Core Curriculum
The Core Curriculum guides learning across all majors within Lasell’s unique connected learning environment. With its emphasis on multidisciplinary thinking, ethical reasoning, and problem-solving, the Core provides the basis for the skills and breadth of knowledge students need to succeed in the working world.
The Core Curriculum is built on a set of 14 outcomes that are also integrated across courses in all majors. They represent three goals: core intellectual skills, knowledge perspectives, and synthesis & application.
Core Intellectual Skills
- Read and respond in an informed and discerning way to written texts of different genres
- Write clear, well-organized, persuasive prose
- Use listening and speaking skills to express ideas and information clearly and confidently in a variety of settings
- Apply quantitative reasoning to solve problems effectively
- Use appropriate technological tools to solve problems efficiently
- Collect, analyze, and synthesize appropriate data and sources effectively, ethically, and legally
- Work effectively in collaborative settings
Knowledge Perspectives
- Experience modes of self-expression and creativity (Aesthetics & Creativity)
- Apply the process of scientific inquiry to comprehend the physical world and to solve problems (Scientific Inquiry & Problem-solving)
- Interpret and analyze the complex interrelationships and inequities in human societies in a global and historical context (Global & Historical Perspectives)
- Evaluate and understand how individual differences and societal contexts impact human behaviors, beliefs, values, interactions, and emotional and intellectual processes (Individuals & Society)
Synthesis & Application
- Analyze how meanings and knowledge are created by diverse cultures and how they evolve over time
- Respond critically and analytically to moral issues and make informed, ethical decisions
- Participate actively as a citizen in local and global communities
The Core Curriculum is made up of inquiry-based courses and internship and capstone experiences, creating a common core learning experience for students each year. As the courses increase in depth and complexity, students develop knowledge, skills, and ownership of their education, and create the habits of lifelong intellectual exploration and social responsibility. Students earn 51 credits for courses taken within the Core Curriculum.

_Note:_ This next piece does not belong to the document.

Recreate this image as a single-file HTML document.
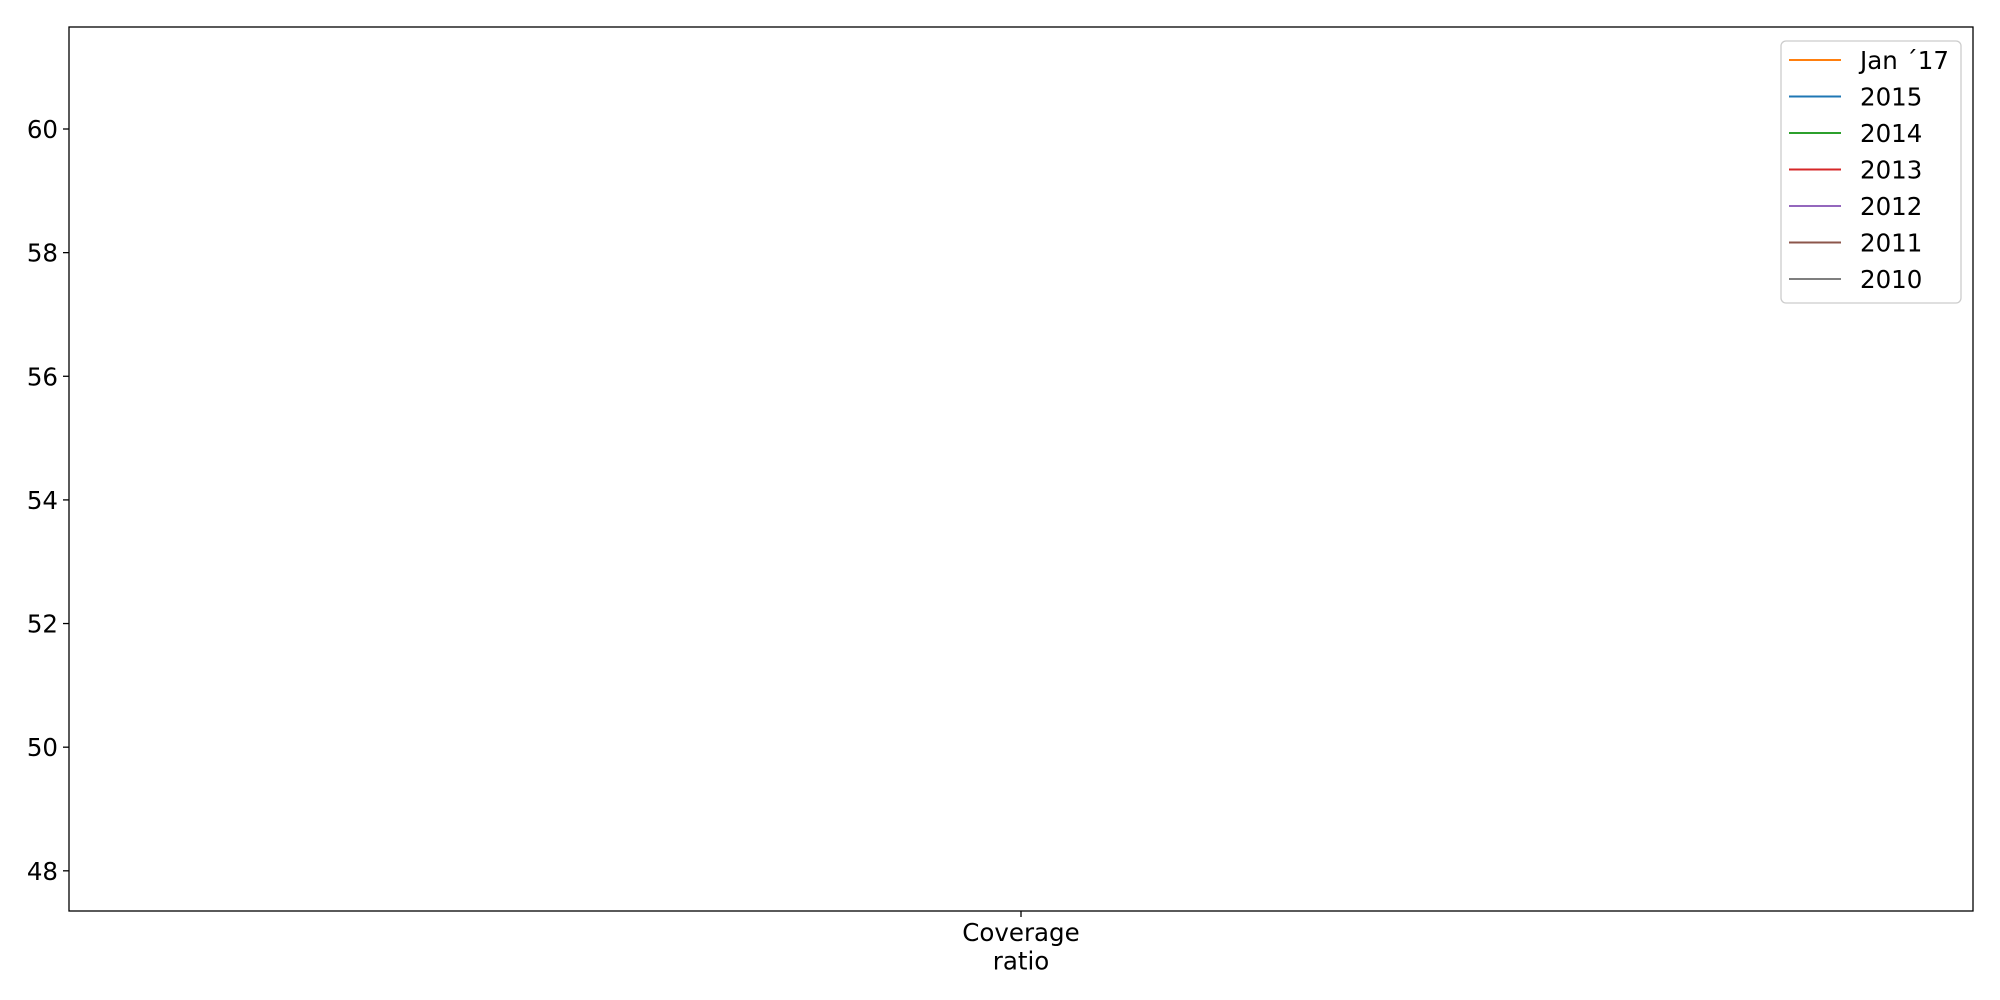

The theme-based First Year Seminar emphasizes the core intellectual skills, while providing an introduction to the knowledge perspectives; connected learning projects and challenging class assignments incorporate synthesis and application.
In the first year, students also complete a self-paced, technology-enhanced mathematics course and take two courses focused on writing skills. Students build on the skills in writing and quantitative literacy established in these foundational courses in two writing-intensive courses within the major and an additional mathematics course, often also within the major. In addition, two speaking-intensive courses within the major focus on oral presentation and speaking skills.
Four courses taken during the first two years engage students in understanding and solving problems they will encounter in their professional and personal lives from four different Knowledge Perspectives: Aesthetics and Creativity, Scientific Inquiry and Problem Solving, Global and Historical Perspectives, and Individuals and Society. In their last two years, students further explore at least one of the Knowledge Perspectives in an upper-level Explorations course.
A Multidisciplinary Course, usually taken in the sophomore year, introduces a social or intellectual problem (such as sustainable cities) that cannot be addressed from a single knowledge perspective. Faculty guide students through a critical thinking process that crosses traditional disciplinary lines.
The Ethics Experience course, usually taken in the junior year, challenges students to analyze and grapple with real, current moral dilemmas, and their complex ethical solutions, by connecting cultural and historical ways of understanding ethical thinking with professional standards.
Capstone and Internship Experiences serve as the culmination of the Core Curriculum where students experience the highest level of connection between Core and department outcomes, skills, and knowledge.